Mei-Chu Chang is a mathematician who works in algebraic geometry and combinatorial number theory.

== Education ==
Chang did her undergraduate studies in Taiwan and received a BS from National Taiwan University. She did her doctoral work at University of California, Berkeley, under the supervision of Robin Hartshorne and was awarded her PhD in 1982. Her dissertation was on Some Results on Stable Rank 2 Vector Bundles and Reflexive Sheaves on P^{3}.

==Career and research==
After finishing her doctoral studies, Dr. Chang was appointed a Bateman Research Instructor at the California Institute of Technology. She held assistant professor positions at the University of Michigan and University of South Carolina before accepting a position as an associate professor at the University of California, Riverside in 1987. She was promoted to professor at Riverside in 1991. Prof. Chang has held visiting positions in Sweden, Korea, and Italy, at the IHES in Paris, and the IAS in Princeton, as well at several institutions in the US.

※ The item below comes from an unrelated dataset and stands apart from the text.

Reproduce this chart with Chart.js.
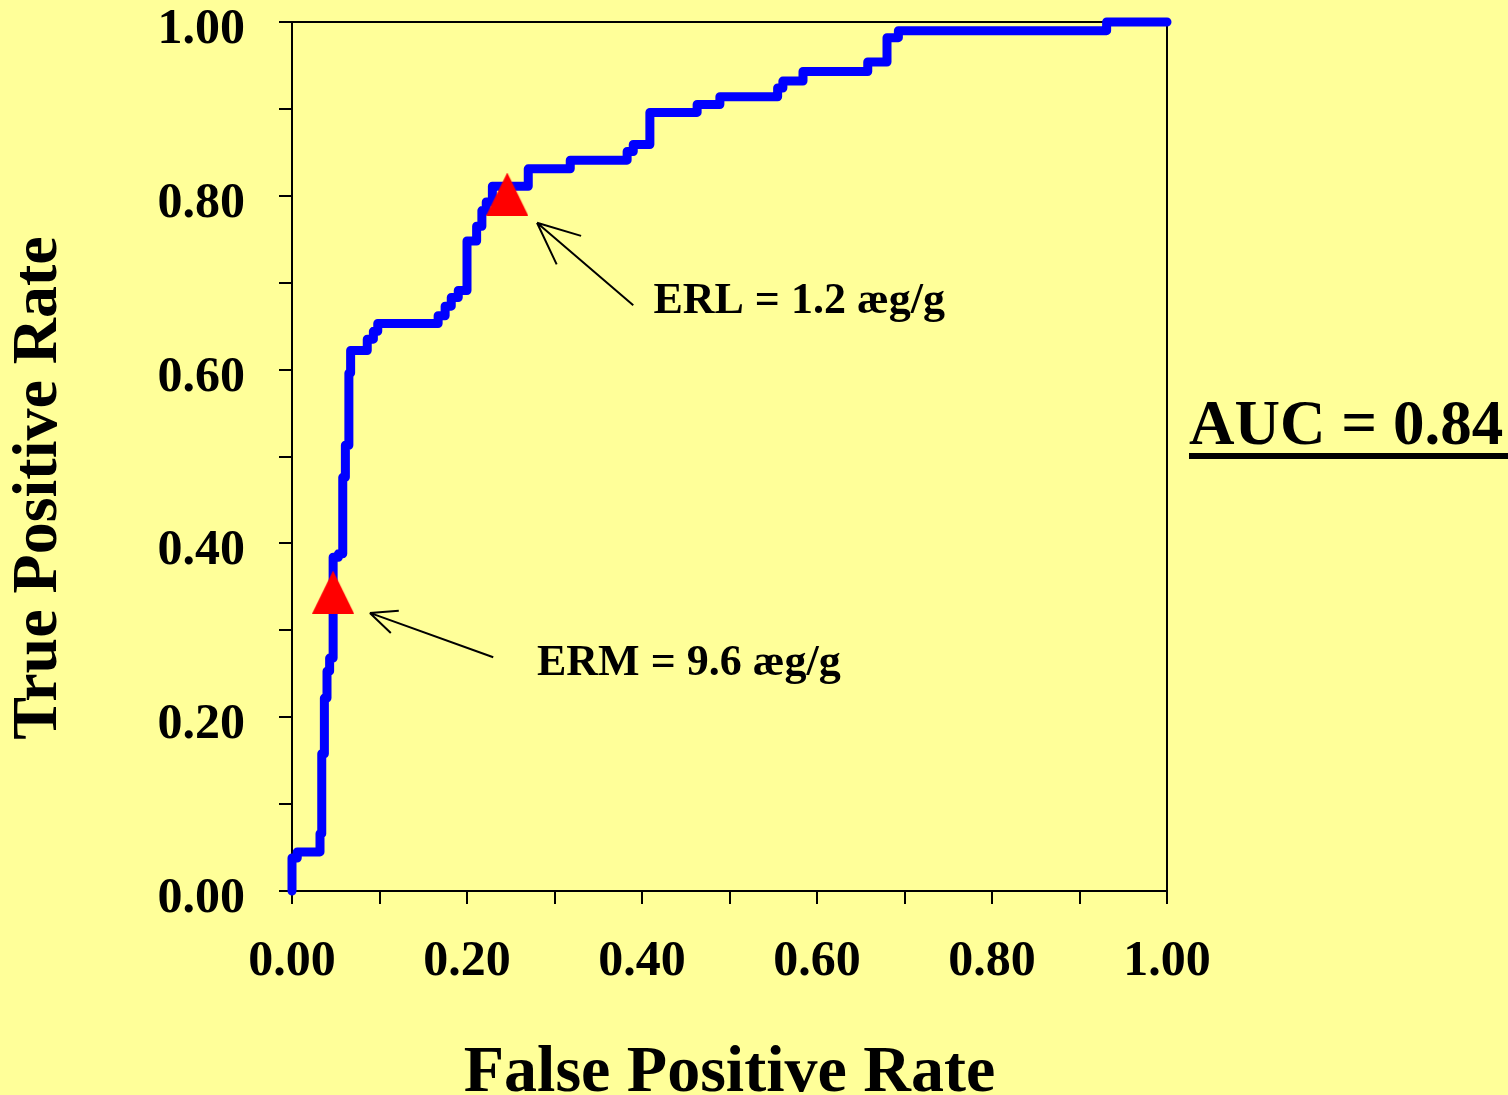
<!DOCTYPE html>
<html>
<head>
<meta charset="utf-8">
<script src="https://cdn.jsdelivr.net/npm/chart.js@4/dist/chart.umd.min.js"></script>
<style>
  html, body { margin: 0; padding: 0; background: #FFFF99; overflow: hidden; }
  #wrap { width: 1508px; height: 1095px; position: relative; }
</style>
</head>
<body>
<div id="wrap"><canvas id="roc"></canvas></div>
<script>
// ROC curve steps (top of each vertical step)
const rocFpr = [0.000, 0.000, 0.006, 0.032, 0.034, 0.037, 0.040, 0.043, 0.047, 0.053, 0.058, 0.061,
                0.065, 0.067, 0.086, 0.093, 0.098, 0.167, 0.175, 0.182, 0.190, 0.200, 0.211, 0.217,
                0.222, 0.229, 0.270, 0.318, 0.383, 0.390, 0.409, 0.463, 0.489, 0.555, 0.561, 0.584,
                0.658, 0.680, 0.693, 0.931, 1.000];
const rocTpr = [0.000, 0.038, 0.045, 0.066, 0.158, 0.222, 0.253, 0.268, 0.384, 0.388, 0.476, 0.513,
                0.596, 0.622, 0.635, 0.644, 0.653, 0.662, 0.673, 0.683, 0.691, 0.748, 0.765, 0.783,
                0.793, 0.811, 0.831, 0.841, 0.851, 0.859, 0.896, 0.905, 0.914, 0.924, 0.932, 0.943,
                0.954, 0.982, 0.990, 1.000, 1.000];

// the two marked cut-offs
const cutNames = ['ERL = 1.2 æg/g', 'ERM = 9.6 æg/g'];
const cutFpr = [0.246, 0.047];
const cutTpr = [0.802, 0.344];

const tickLabels = ['0.00', '0.20', '0.40', '0.60', '0.80', '1.00'];
const aucText = 'AUC = 0.84';

const FONT = "'Liberation Serif', 'Times New Roman', serif";

function makePoints(xs, ys) {
  let pts = [];
  for (let i = 0; i < xs.length; i++) pts.push({x: xs[i], y: ys[i]});
  return pts;
}

// red triangle marker
function triangleMarker() {
  let c = document.createElement('canvas');
  c.width = 42; c.height = 43;
  let g = c.getContext('2d');
  g.fillStyle = '#FF0000';
  g.beginPath();
  g.moveTo(21, 0);
  g.lineTo(42, 43);
  g.lineTo(0, 43);
  g.closePath();
  g.fill();
  return c;
}

function tickCallback(value, index) {
  return index % 2 === 0 ? tickLabels[index / 2] : '';
}

// arrows: tip and tail in data coordinates, head length in px
const arrows = [
  {tip: [0.280, 0.769], tail: [0.390, 0.674], head: 46, text: [0.413, 0.665]},
  {tip: [0.089, 0.320], tail: [0.230, 0.269], head: 29, text: [0.280, 0.249]}
];

const decorPlugin = {
  id: 'decor',
  beforeDraw(chart) {
    const ctx = chart.ctx;
    ctx.save();
    ctx.fillStyle = '#FFFF99';
    ctx.fillRect(0, 0, chart.width, chart.height);
    ctx.restore();
  },
  beforeDatasetsDraw(chart) {
    const ctx = chart.ctx, a = chart.chartArea;
    ctx.save();
    ctx.strokeStyle = '#000';
    ctx.lineWidth = 2;
    ctx.strokeRect(a.left, a.top, a.right - a.left, a.bottom - a.top);
    ctx.restore();
  },
  afterDraw(chart) {
    const ctx = chart.ctx;
    const xs = chart.scales.x, ys = chart.scales.y;
    ctx.save();
    // arrows + labels
    ctx.strokeStyle = '#000';
    ctx.lineWidth = 2;
    ctx.fillStyle = '#000';
    ctx.font = 'bold 44px ' + FONT;
    ctx.textBaseline = 'alphabetic';
    arrows.forEach((ar, i) => {
      let tx = xs.getPixelForValue(ar.tip[0]), ty = ys.getPixelForValue(ar.tip[1]);
      let bx = xs.getPixelForValue(ar.tail[0]), by = ys.getPixelForValue(ar.tail[1]);
      let ang = Math.atan2(by - ty, bx - tx);
      ctx.beginPath();
      ctx.moveTo(bx, by);
      ctx.lineTo(tx, ty);
      for (const d of [-0.42, 0.42]) {
        ctx.moveTo(tx, ty);
        ctx.lineTo(tx + Math.cos(ang + d) * ar.head, ty + Math.sin(ang + d) * ar.head);
      }
      ctx.stroke();
      ctx.fillText(cutNames[i], xs.getPixelForValue(ar.text[0]), ys.getPixelForValue(ar.text[1]));
    });
    // y title
    ctx.font = 'bold 64px ' + FONT;
    ctx.textAlign = 'center';
    ctx.translate(56, 488);
    ctx.rotate(-Math.PI / 2);
    ctx.fillText('True Positive Rate', 0, 0);
    ctx.setTransform(1, 0, 0, 1, 0, 0);
    // AUC
    ctx.textAlign = 'left';
    ctx.font = 'bold 63px ' + FONT;
    ctx.fillText(aucText, 1189, 444);
    ctx.fillRect(1189, 453, 330, 6);
    ctx.restore();
  }
};

new Chart(document.getElementById('roc'), {
  type: 'scatter',
  data: {
    datasets: [
      {
        label: 'Cut-offs',
        data: makePoints(cutFpr, cutTpr),
        pointStyle: triangleMarker(),
        pointRadius: 21,
        showLine: false,
        clip: false,
        order: 0
      },
      {
        label: 'ROC',
        data: makePoints(rocFpr, rocTpr),
        showLine: true,
        stepped: 'before',
        borderColor: '#0000FF',
        borderWidth: 9,
        borderCapStyle: 'round',
        borderJoinStyle: 'round',
        pointRadius: 0,
        clip: false,
        order: 1
      }
    ]
  },
  options: {
    responsive: true,
    maintainAspectRatio: false,
    animation: false,
    events: [],
    layout: { padding: { top: 17, right: 341, left: 0, bottom: 0 } },
    plugins: { legend: { display: false }, tooltip: { enabled: false } },
    scales: {
      x: {
        type: 'linear', min: 0, max: 1,
        afterFit(s) { s.height = 204; s.paddingLeft = 0; s.paddingRight = 0; },
        border: { display: false },
        grid: { drawOnChartArea: false, drawTicks: true, tickLength: 13, color: '#000', lineWidth: 2 },
        ticks: { stepSize: 0.1, autoSkip: false, maxRotation: 0, padding: 28, color: '#000',
                 font: { family: FONT, size: 50, weight: 'bold' }, callback: tickCallback },
        title: { display: true, text: 'False Positive Rate', color: '#000',
                 font: { family: FONT, size: 66, weight: 'bold', lineHeight: 1 },
                 padding: { top: 0, bottom: -12 } }
      },
      y: {
        type: 'linear', min: 0, max: 1,
        afterFit(s) { s.width = 292; s.paddingTop = 0; s.paddingBottom = 0; },
        border: { display: false },
        grid: { drawOnChartArea: false, drawTicks: true, tickLength: 13, color: '#000', lineWidth: 2 },
        ticks: { stepSize: 0.1, autoSkip: false, padding: 34, labelOffset: 8, color: '#000',
                 font: { family: FONT, size: 50, weight: 'bold' }, callback: tickCallback }
      }
    }
  },
  plugins: [decorPlugin]
});
</script>
</body>
</html>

In her most cited work, A polynomial bound in Freiman's theorem, Professor Chang established new quantitative bounds for Freiman's inverse theorem.

==Honors==
Mei-Chu Chang was elected a Fellow of the American Mathematical Society in 2017. The citation reads "For contributions to arithmetic combinatorics, analytic number theory, and algebraic geometry." In 2009 she was chosen to give a plenary address at the 9th International Conference on Finite Fields and Applications, which was held in Dublin, Ireland.